PROMPT. Reproduce nothing but the lines from the start of the material through the line that includes "(0,0) rectangle (1190,607);", both ends included, and omit every picture.

RECORDED DATA.

↓

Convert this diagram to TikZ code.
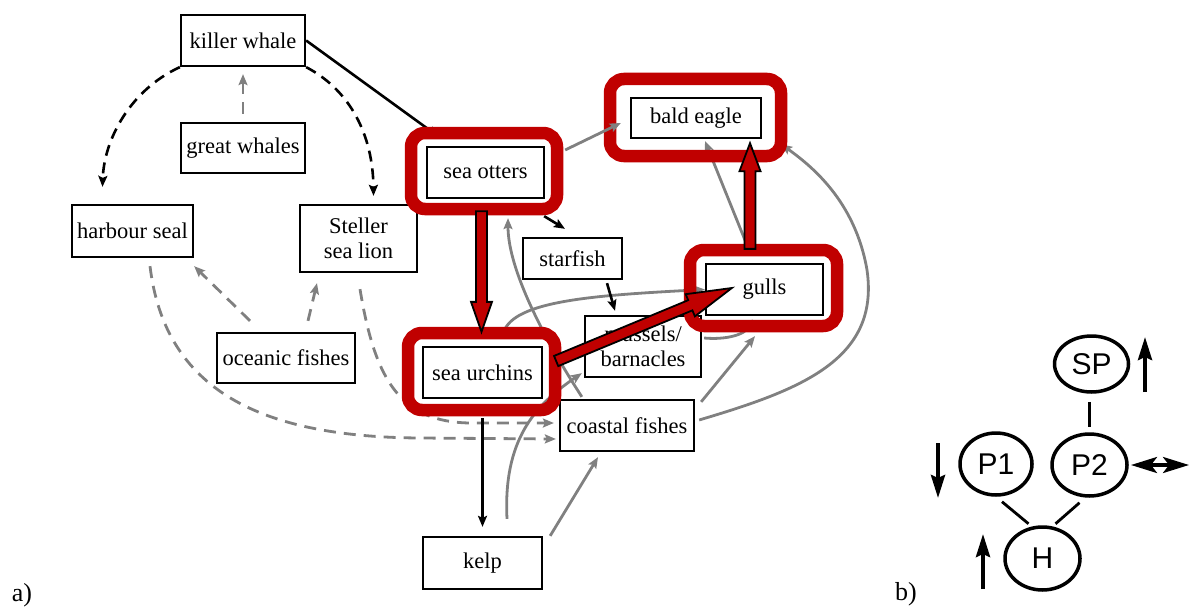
\documentclass[tikz,border=0pt]{standalone}
\usepackage{fontspec}
\setmainfont{Liberation Serif}
\newfontfamily\arialfont{Liberation Sans}
\usetikzlibrary{arrows.meta,calc,shapes.geometric}
\definecolor{hlred}{RGB}{192,0,0}
\definecolor{lgray}{RGB}{128,128,128}
\newcommand\redarrow[5]{%
  \filldraw[redarr] let \p1=(#1), \p2=(#2), \n1={atan2(\y2-\y1,\x2-\x1)}, \n2={veclen(\x2-\x1,\y2-\y1)} in
  ($(\p1)+(\n1+90:#3)$) -- ($(\p1)+(\n1:\n2-#5)+(\n1+90:#3)$) -- ($(\p1)+(\n1:\n2-#5)+(\n1+90:#4)$) -- (\p2) -- ($(\p1)+(\n1:\n2-#5)+(\n1-90:#4)$) -- ($(\p1)+(\n1:\n2-#5)+(\n1-90:#3)$) -- ($(\p1)+(\n1-90:#3)$) -- cycle;}
\begin{document}
\begin{tikzpicture}[x=1pt,y=-1pt,
  box/.style={draw=black, line width=2.3pt, fill=white, inner sep=0pt, align=center, font=\fontsize{22.5}{25}\selectfont},
  hl/.style={draw=hlred, line width=12.5pt, rounded corners=14pt, inner sep=0pt},
  gline/.style={draw=lgray, line width=2.8pt},
  garr/.style={gline, -{Stealth[length=11pt,width=9pt,inset=2pt]}},
  gdash/.style={garr, dash pattern=on 12pt off 8pt},
  barr/.style={draw=black, line width=2.6pt, -{Stealth[length=11pt,width=9pt,inset=2pt]}},
  bdash/.style={barr, dash pattern=on 11pt off 7pt},
  redarr/.style={fill=hlred, draw=black, line width=1.8pt, line join=miter},
  circ/.style={ellipse, draw=black, line width=3.5pt, inner sep=0pt, font=\arialfont\fontsize{30}{30}\selectfont},
  ind/.style={draw=black, line width=3.8pt, -{Stealth[length=23pt,width=14pt,inset=3pt]}},
  dind/.style={draw=black, line width=3.5pt, {Stealth[length=26pt,width=16pt,inset=6pt]}-{Stealth[length=26pt,width=16pt,inset=6pt]}},
  lab/.style={font=\fontsize{26}{26}\selectfont, inner sep=0pt}
]
\useasboundingbox (0,0) rectangle (1190,607);

% ---- boxes (part a)
\node[box, minimum width=124pt, minimum height=51pt] (kw) at (243,40.5) {killer whale};
\node[box, minimum width=124pt, minimum height=50pt] (gw) at (243,148) {great whales};
\node[box, minimum width=121pt, minimum height=52pt] (hs) at (132.5,231) {harbour seal};
\node[box, minimum width=117pt, minimum height=67pt] (ssl) at (358.5,238.5) {Steller\\sea lion};
\node[box, minimum width=117pt, minimum height=51pt] (so) at (485.5,172.5) {sea otters};
\node[box, minimum width=130pt, minimum height=40pt] (be) at (696,118) {bald eagle};
\node[box, minimum width=99pt, minimum height=41pt] (sf) at (572.5,258.5) {starfish};
\node[box, minimum width=117pt, minimum height=51pt] (gu) at (764.5,289.5) {gulls};
\node[box, minimum width=116pt, minimum height=61pt] (mb) at (643,346.5) {mussels/\\barnacles};
\node[box, minimum width=138pt, minimum height=50pt] (of) at (286,358) {oceanic fishes};
\node[box, minimum width=119pt, minimum height=51pt] (su) at (482.5,372.5) {sea urchins};
\node[box, minimum width=134pt, minimum height=51pt] (cf) at (627,425.5) {coastal fishes};
\node[box, minimum width=119pt, minimum height=52pt] (kp) at (482.5,563) {kelp};

% ---- gray connectors
\draw[gdash] ([shift={(0,-8)}]gw.north) -- ([shift={(0,7)}]kw.south);
\draw[gdash] ([shift={(-36,-11)}]of.north) -- ([shift={(0,8)}]hs.south east);
\draw[gdash] ([shift={(22,-11)}]of.north) -- ([shift={(-41.5,10)}]ssl.south);
\draw[gdash] ([shift={(17.5,8)}]hs.south) .. controls (165,390) and (260,437) .. (420,438) -- ([shift={(-3,13.5)}]cf.west);
\draw[gdash] ([shift={(1.5,16)}]ssl.south) .. controls (375,380) and (400,422) .. (470,423) -- ([shift={(-5,-2.5)}]cf.west);
\draw[garr] ([shift={(7,0)}]kp.north east) -- ([shift={(-29,5)}]cf.south);
\draw[garr] ([shift={(24.5,-17)}]kp.north) .. controls (503,440) and (535,405) .. ([shift={(-2,-5)}]mb.south west);
\draw[garr] ([shift={(23,-2)}]cf.north west) .. controls (545,340) and (508,270) .. ([shift={(22.5,19)}]so.south);
\draw[garr] ([shift={(22.5,-17)}]su.north) .. controls (520,300) and (600,295) .. (gu.west);
\draw[garr] ([shift={(2,-8.5)}]mb.east) .. controls (725,340) and (745,335) .. ([shift={(-12,3)}]gu.south);
\draw[garr] ([shift={(6,3)}]cf.north east) -- ([shift={(-9.5,20)}]gu.south);
\draw[garr] ([shift={(4,-5.5)}]cf.east) .. controls (800,390) and (880,360) .. (867,270) .. controls (855,200) and (810,165) .. ([shift={(19,5)}]be.south east);
\draw[garr] ([shift={(-16,-14)}]gu.north) -- ([shift={(9,2)}]be.south);

% ---- black connectors
\draw[bdash] (kw.south west) .. controls (130,90) and (104,140) .. ([shift={(-30,-17)}]hs.north);
\draw[bdash] (kw.south east) .. controls (350,90) and (373,135) .. ([shift={(15,-8)}]ssl.north);
\draw[barr] (kw.east) -- ([shift={(13,-9)}]so.north west);
\draw[barr] ([shift={(-1,17)}]so.south east) -- ([shift={(-7.5,-8)}]sf.north);
\draw[barr] ([shift={(34.5,3)}]sf.south) -- ([shift={(-28,-4)}]mb.north);
\draw[barr] ([shift={(0,19)}]su.south) -- ([shift={(0,-9)}]kp.north);

% ---- red highlights
\node[hl, minimum width=146pt, minimum height=76pt] (soH) at (484,171) {};
\node[hl, minimum width=171pt, minimum height=77pt] (beH) at (695.5,117.5) {};
\node[hl, minimum width=147pt, minimum height=76pt] (guH) at (763.5,288) {};
\node[hl, minimum width=147pt, minimum height=77pt] (suH) at (481.5,371.5) {};

\draw[garr] ([shift={(20,-22.5)}]so.east) -- ([shift={(-9,5)}]be.west);

% ---- red arrows
\redarrow{[shift={(-4,12)}]so.south}{[shift={(-1,-14)}]su.north}{5.5pt}{10.5pt}{30pt}
\redarrow{[shift={(13,-11.5)}]su.east}{[shift={(27,-1.5)}]gu.west}{5.5pt}{12pt}{45pt}
\redarrow{[shift={(-14.5,-14)}]gu.north}{[shift={(54,4)}]be.south}{5.5pt}{10.5pt}{28pt}

% ---- part b
\node[circ, minimum width=74pt, minimum height=56pt] (SP) at (1091.5,364) {SP};
\node[circ, minimum width=72pt, minimum height=62pt] (P1) at (996,464) {P1};
\node[circ, minimum width=75pt, minimum height=62pt] (P2) at (1089.5,465) {P2};
\node[circ, minimum width=75pt, minimum height=63pt] (H) at (1042.5,558.5) {H};
\draw[line width=3.5pt] ([shift={(-2,8)}]SP.south) -- ([shift={(0,-5)}]P2.north);
\draw[line width=2.8pt] ([shift={(6,5)}]P1.south) -- ([shift={(-14,-1.5)}]H.north);
\draw[line width=2.8pt] ([shift={(-10,5)}]P2.south) -- ([shift={(13,-1.5)}]H.north);

\coordinate (sp1) at (1145,392); \coordinate (sp2) at (1145,337);
\coordinate (p11) at (938,443); \coordinate (p12) at (938,498);
\coordinate (h1) at (983,589); \coordinate (h2) at (983,534);
\coordinate (p21) at (1131,465); \coordinate (p22) at (1189,465);
\draw[ind] (sp1) -- (sp2);
\draw[ind] (p11) -- (p12);
\draw[ind] (h1) -- (h2);
\draw[dind] (p21) -- (p22);

\node[lab] (la) at (22,595) {a)};
\node[lab] (lb) at (906,594) {b)};
\end{tikzpicture}
\end{document}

↑

FINISHED EXERCISE.
Convert this diagram to TikZ code.
\documentclass[tikz,border=0pt]{standalone}
\usepackage{fontspec}
\setmainfont{Liberation Serif}
\newfontfamily\arialfont{Liberation Sans}
\usetikzlibrary{arrows.meta,calc,shapes.geometric}
\definecolor{hlred}{RGB}{192,0,0}
\definecolor{lgray}{RGB}{128,128,128}
\newcommand\redarrow[5]{%
  \filldraw[redarr] let \p1=(#1), \p2=(#2), \n1={atan2(\y2-\y1,\x2-\x1)}, \n2={veclen(\x2-\x1,\y2-\y1)} in
  ($(\p1)+(\n1+90:#3)$) -- ($(\p1)+(\n1:\n2-#5)+(\n1+90:#3)$) -- ($(\p1)+(\n1:\n2-#5)+(\n1+90:#4)$) -- (\p2) -- ($(\p1)+(\n1:\n2-#5)+(\n1-90:#4)$) -- ($(\p1)+(\n1:\n2-#5)+(\n1-90:#3)$) -- ($(\p1)+(\n1-90:#3)$) -- cycle;}
\begin{document}
\begin{tikzpicture}[x=1pt,y=-1pt,
  box/.style={draw=black, line width=2.3pt, fill=white, inner sep=0pt, align=center, font=\fontsize{22.5}{25}\selectfont},
  hl/.style={draw=hlred, line width=12.5pt, rounded corners=14pt, inner sep=0pt},
  gline/.style={draw=lgray, line width=2.8pt},
  garr/.style={gline, -{Stealth[length=11pt,width=9pt,inset=2pt]}},
  gdash/.style={garr, dash pattern=on 12pt off 8pt},
  barr/.style={draw=black, line width=2.6pt, -{Stealth[length=11pt,width=9pt,inset=2pt]}},
  bdash/.style={barr, dash pattern=on 11pt off 7pt},
  redarr/.style={fill=hlred, draw=black, line width=1.8pt, line join=miter},
  circ/.style={ellipse, draw=black, line width=3.5pt, inner sep=0pt, font=\arialfont\fontsize{30}{30}\selectfont},
  ind/.style={draw=black, line width=3.8pt, -{Stealth[length=23pt,width=14pt,inset=3pt]}},
  dind/.style={draw=black, line width=3.5pt, {Stealth[length=26pt,width=16pt,inset=6pt]}-{Stealth[length=26pt,width=16pt,inset=6pt]}},
  lab/.style={font=\fontsize{26}{26}\selectfont, inner sep=0pt}
]
\useasboundingbox (0,0) rectangle (1190,607);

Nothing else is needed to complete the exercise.